— start RECORDED DATA —
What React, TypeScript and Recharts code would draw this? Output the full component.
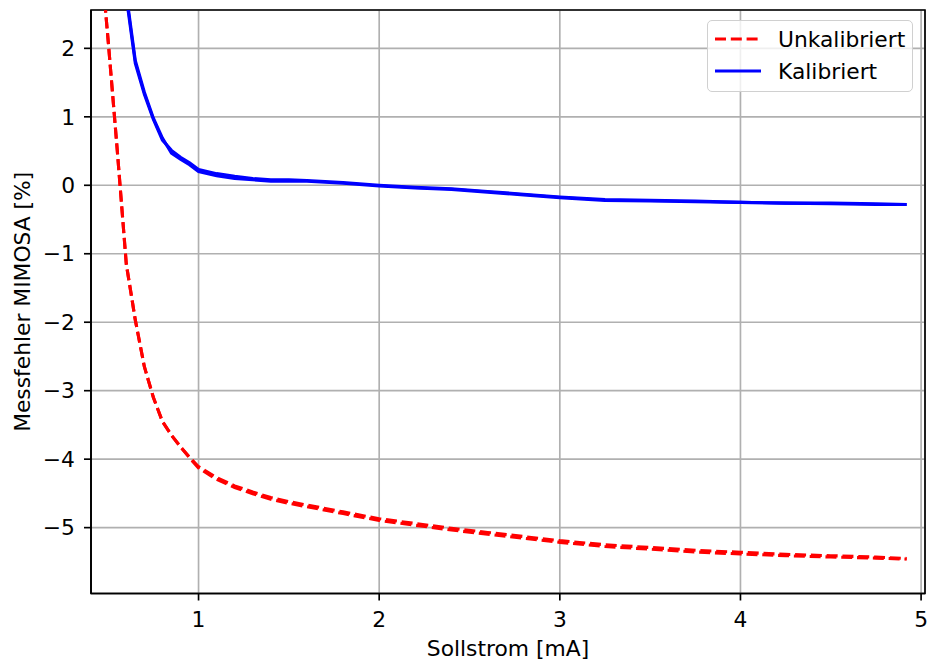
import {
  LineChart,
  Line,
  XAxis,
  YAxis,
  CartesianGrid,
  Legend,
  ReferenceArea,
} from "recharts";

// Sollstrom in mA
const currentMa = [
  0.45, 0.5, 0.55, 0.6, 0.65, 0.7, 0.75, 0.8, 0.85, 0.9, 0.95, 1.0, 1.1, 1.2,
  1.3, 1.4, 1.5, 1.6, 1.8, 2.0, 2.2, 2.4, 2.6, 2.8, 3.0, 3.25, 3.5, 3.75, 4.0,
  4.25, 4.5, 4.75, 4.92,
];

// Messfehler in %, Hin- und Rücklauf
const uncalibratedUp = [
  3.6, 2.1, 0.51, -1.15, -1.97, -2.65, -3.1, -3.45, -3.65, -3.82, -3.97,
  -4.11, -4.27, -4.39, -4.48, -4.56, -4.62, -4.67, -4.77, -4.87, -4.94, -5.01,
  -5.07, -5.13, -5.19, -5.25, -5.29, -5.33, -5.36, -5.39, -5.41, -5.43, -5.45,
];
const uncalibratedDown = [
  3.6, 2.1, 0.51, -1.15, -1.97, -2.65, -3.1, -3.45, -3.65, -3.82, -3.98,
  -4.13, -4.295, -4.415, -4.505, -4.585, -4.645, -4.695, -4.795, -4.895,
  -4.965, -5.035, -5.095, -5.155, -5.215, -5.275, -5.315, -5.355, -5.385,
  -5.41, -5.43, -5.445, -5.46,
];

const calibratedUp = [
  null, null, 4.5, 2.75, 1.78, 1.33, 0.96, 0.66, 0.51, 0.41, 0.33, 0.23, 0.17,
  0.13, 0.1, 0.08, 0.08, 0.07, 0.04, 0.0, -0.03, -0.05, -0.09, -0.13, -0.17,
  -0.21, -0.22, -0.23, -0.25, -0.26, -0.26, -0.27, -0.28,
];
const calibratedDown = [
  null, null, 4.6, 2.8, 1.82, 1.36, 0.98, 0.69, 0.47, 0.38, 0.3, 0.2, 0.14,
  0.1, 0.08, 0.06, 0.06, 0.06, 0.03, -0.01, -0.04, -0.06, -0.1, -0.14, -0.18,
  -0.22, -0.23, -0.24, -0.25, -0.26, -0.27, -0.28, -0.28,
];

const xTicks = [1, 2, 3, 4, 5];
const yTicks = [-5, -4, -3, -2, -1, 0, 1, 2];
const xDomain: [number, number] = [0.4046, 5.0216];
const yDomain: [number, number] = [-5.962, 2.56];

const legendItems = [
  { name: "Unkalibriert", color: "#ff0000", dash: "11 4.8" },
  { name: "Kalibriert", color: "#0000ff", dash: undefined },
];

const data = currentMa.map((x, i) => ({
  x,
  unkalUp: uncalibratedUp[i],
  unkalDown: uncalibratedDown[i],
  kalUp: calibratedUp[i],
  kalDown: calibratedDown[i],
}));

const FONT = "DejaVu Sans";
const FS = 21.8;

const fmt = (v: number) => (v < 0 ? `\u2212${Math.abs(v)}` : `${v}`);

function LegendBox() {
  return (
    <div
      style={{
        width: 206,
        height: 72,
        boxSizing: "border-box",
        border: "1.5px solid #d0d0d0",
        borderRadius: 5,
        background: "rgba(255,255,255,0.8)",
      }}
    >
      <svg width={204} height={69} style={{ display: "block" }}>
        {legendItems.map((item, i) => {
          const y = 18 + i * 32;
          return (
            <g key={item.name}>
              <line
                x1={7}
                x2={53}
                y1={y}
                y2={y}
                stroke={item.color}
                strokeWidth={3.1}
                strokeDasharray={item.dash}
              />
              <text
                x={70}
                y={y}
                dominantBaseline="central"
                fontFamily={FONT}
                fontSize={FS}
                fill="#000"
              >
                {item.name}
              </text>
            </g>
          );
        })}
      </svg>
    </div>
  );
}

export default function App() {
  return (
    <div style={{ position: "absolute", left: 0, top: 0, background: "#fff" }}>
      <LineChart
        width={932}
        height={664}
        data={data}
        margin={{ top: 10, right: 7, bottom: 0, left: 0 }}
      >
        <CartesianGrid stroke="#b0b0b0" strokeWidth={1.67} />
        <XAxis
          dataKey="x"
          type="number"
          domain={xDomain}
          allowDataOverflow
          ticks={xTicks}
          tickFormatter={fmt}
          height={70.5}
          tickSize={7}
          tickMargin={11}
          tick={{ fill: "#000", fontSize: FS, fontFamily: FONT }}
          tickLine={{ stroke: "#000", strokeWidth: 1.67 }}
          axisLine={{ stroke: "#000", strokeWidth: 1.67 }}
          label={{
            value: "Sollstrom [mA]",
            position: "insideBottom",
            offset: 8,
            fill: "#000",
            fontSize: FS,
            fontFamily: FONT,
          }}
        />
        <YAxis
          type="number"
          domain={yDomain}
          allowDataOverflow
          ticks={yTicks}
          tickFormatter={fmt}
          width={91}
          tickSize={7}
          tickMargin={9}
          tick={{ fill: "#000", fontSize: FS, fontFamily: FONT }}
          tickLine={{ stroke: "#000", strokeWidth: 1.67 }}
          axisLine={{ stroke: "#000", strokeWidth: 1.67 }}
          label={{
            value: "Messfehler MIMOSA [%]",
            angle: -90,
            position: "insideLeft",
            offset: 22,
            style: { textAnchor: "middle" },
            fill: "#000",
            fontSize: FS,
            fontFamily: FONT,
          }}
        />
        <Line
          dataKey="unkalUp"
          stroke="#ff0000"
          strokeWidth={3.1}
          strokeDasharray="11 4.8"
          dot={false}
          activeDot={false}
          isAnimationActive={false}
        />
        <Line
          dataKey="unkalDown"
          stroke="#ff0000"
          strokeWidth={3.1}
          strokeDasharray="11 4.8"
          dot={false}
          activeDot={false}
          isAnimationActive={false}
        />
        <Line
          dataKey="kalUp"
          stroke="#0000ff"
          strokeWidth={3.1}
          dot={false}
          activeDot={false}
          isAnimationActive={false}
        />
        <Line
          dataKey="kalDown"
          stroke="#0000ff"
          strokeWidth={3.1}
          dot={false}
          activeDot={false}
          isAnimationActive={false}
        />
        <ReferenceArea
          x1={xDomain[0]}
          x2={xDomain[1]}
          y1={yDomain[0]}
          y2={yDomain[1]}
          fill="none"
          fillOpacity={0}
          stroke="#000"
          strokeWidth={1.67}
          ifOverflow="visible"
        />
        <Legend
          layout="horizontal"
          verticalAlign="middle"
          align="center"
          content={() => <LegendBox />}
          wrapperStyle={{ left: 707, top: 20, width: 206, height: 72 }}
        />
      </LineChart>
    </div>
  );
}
— end RECORDED DATA —
Exclude the images, then output the data above word for word.

> [ANSWER FOR THIS EXERCISE]
What React, TypeScript and Recharts code would draw this? Output the full component.
import {
  LineChart,
  Line,
  XAxis,
  YAxis,
  CartesianGrid,
  Legend,
  ReferenceArea,
} from "recharts";

// Sollstrom in mA
const currentMa = [
  0.45, 0.5, 0.55, 0.6, 0.65, 0.7, 0.75, 0.8, 0.85, 0.9, 0.95, 1.0, 1.1, 1.2,
  1.3, 1.4, 1.5, 1.6, 1.8, 2.0, 2.2, 2.4, 2.6, 2.8, 3.0, 3.25, 3.5, 3.75, 4.0,
  4.25, 4.5, 4.75, 4.92,
];

// Messfehler in %, Hin- und Rücklauf
const uncalibratedUp = [
  3.6, 2.1, 0.51, -1.15, -1.97, -2.65, -3.1, -3.45, -3.65, -3.82, -3.97,
  -4.11, -4.27, -4.39, -4.48, -4.56, -4.62, -4.67, -4.77, -4.87, -4.94, -5.01,
  -5.07, -5.13, -5.19, -5.25, -5.29, -5.33, -5.36, -5.39, -5.41, -5.43, -5.45,
];
const uncalibratedDown = [
  3.6, 2.1, 0.51, -1.15, -1.97, -2.65, -3.1, -3.45, -3.65, -3.82, -3.98,
  -4.13, -4.295, -4.415, -4.505, -4.585, -4.645, -4.695, -4.795, -4.895,
  -4.965, -5.035, -5.095, -5.155, -5.215, -5.275, -5.315, -5.355, -5.385,
  -5.41, -5.43, -5.445, -5.46,
];

const calibratedUp = [
  null, null, 4.5, 2.75, 1.78, 1.33, 0.96, 0.66, 0.51, 0.41, 0.33, 0.23, 0.17,
  0.13, 0.1, 0.08, 0.08, 0.07, 0.04, 0.0, -0.03, -0.05, -0.09, -0.13, -0.17,
  -0.21, -0.22, -0.23, -0.25, -0.26, -0.26, -0.27, -0.28,
];
const calibratedDown = [
  null, null, 4.6, 2.8, 1.82, 1.36, 0.98, 0.69, 0.47, 0.38, 0.3, 0.2, 0.14,
  0.1, 0.08, 0.06, 0.06, 0.06, 0.03, -0.01, -0.04, -0.06, -0.1, -0.14, -0.18,
  -0.22, -0.23, -0.24, -0.25, -0.26, -0.27, -0.28, -0.28,
];

const xTicks = [1, 2, 3, 4, 5];
const yTicks = [-5, -4, -3, -2, -1, 0, 1, 2];
const xDomain: [number, number] = [0.4046, 5.0216];
const yDomain: [number, number] = [-5.962, 2.56];

const legendItems = [
  { name: "Unkalibriert", color: "#ff0000", dash: "11 4.8" },
  { name: "Kalibriert", color: "#0000ff", dash: undefined },
];

const data = currentMa.map((x, i) => ({
  x,
  unkalUp: uncalibratedUp[i],
  unkalDown: uncalibratedDown[i],
  kalUp: calibratedUp[i],
  kalDown: calibratedDown[i],
}));

const FONT = "DejaVu Sans";
const FS = 21.8;

const fmt = (v: number) => (v < 0 ? `\u2212${Math.abs(v)}` : `${v}`);

function LegendBox() {
  return (
    <div
      style={{
        width: 206,
        height: 72,
        boxSizing: "border-box",
        border: "1.5px solid #d0d0d0",
        borderRadius: 5,
        background: "rgba(255,255,255,0.8)",
      }}
    >
      <svg width={204} height={69} style={{ display: "block" }}>
        {legendItems.map((item, i) => {
          const y = 18 + i * 32;
          return (
            <g key={item.name}>
              <line
                x1={7}
                x2={53}
                y1={y}
                y2={y}
                stroke={item.color}
                strokeWidth={3.1}
                strokeDasharray={item.dash}
              />
              <text
                x={70}
                y={y}
                dominantBaseline="central"
                fontFamily={FONT}
                fontSize={FS}
                fill="#000"
              >
                {item.name}
              </text>
            </g>
          );
        })}
      </svg>
    </div>
  );
}

export default function App() {
  return (
    <div style={{ position: "absolute", left: 0, top: 0, background: "#fff" }}>
      <LineChart
        width={932}
        height={664}
        data={data}
        margin={{ top: 10, right: 7, bottom: 0, left: 0 }}
      >
        <CartesianGrid stroke="#b0b0b0" strokeWidth={1.67} />
        <XAxis
          dataKey="x"
          type="number"
          domain={xDomain}
          allowDataOverflow
          ticks={xTicks}
          tickFormatter={fmt}
          height={70.5}
          tickSize={7}
          tickMargin={11}
          tick={{ fill: "#000", fontSize: FS, fontFamily: FONT }}
          tickLine={{ stroke: "#000", strokeWidth: 1.67 }}
          axisLine={{ stroke: "#000", strokeWidth: 1.67 }}
          label={{
            value: "Sollstrom [mA]",
            position: "insideBottom",
            offset: 8,
            fill: "#000",
            fontSize: FS,
            fontFamily: FONT,
          }}
        />
        <YAxis
          type="number"
          domain={yDomain}
          allowDataOverflow
          ticks={yTicks}
          tickFormatter={fmt}
          width={91}
          tickSize={7}
          tickMargin={9}
          tick={{ fill: "#000", fontSize: FS, fontFamily: FONT }}
          tickLine={{ stroke: "#000", strokeWidth: 1.67 }}
          axisLine={{ stroke: "#000", strokeWidth: 1.67 }}
          label={{
            value: "Messfehler MIMOSA [%]",
            angle: -90,
            position: "insideLeft",
            offset: 22,
            style: { textAnchor: "middle" },
            fill: "#000",
            fontSize: FS,
            fontFamily: FONT,
          }}
        />
        <Line
          dataKey="unkalUp"
          stroke="#ff0000"
          strokeWidth={3.1}
          strokeDasharray="11 4.8"
          dot={false}
          activeDot={false}
          isAnimationActive={false}
        />
        <Line
          dataKey="unkalDown"
          stroke="#ff0000"
          strokeWidth={3.1}
          strokeDasharray="11 4.8"
          dot={false}
          activeDot={false}
          isAnimationActive={false}
        />
        <Line
          dataKey="kalUp"
          stroke="#0000ff"
          strokeWidth={3.1}
          dot={false}
          activeDot={false}
          isAnimationActive={false}
        />
        <Line
          dataKey="kalDown"
          stroke="#0000ff"
          strokeWidth={3.1}
          dot={false}
          activeDot={false}
          isAnimationActive={false}
        />
        <ReferenceArea
          x1={xDomain[0]}
          x2={xDomain[1]}
          y1={yDomain[0]}
          y2={yDomain[1]}
          fill="none"
          fillOpacity={0}
          stroke="#000"
          strokeWidth={1.67}
          ifOverflow="visible"
        />
        <Legend
          layout="horizontal"
          verticalAlign="middle"
          align="center"
          content={() => <LegendBox />}
          wrapperStyle={{ left: 707, top: 20, width: 206, height: 72 }}
        />
      </LineChart>
    </div>
  );
}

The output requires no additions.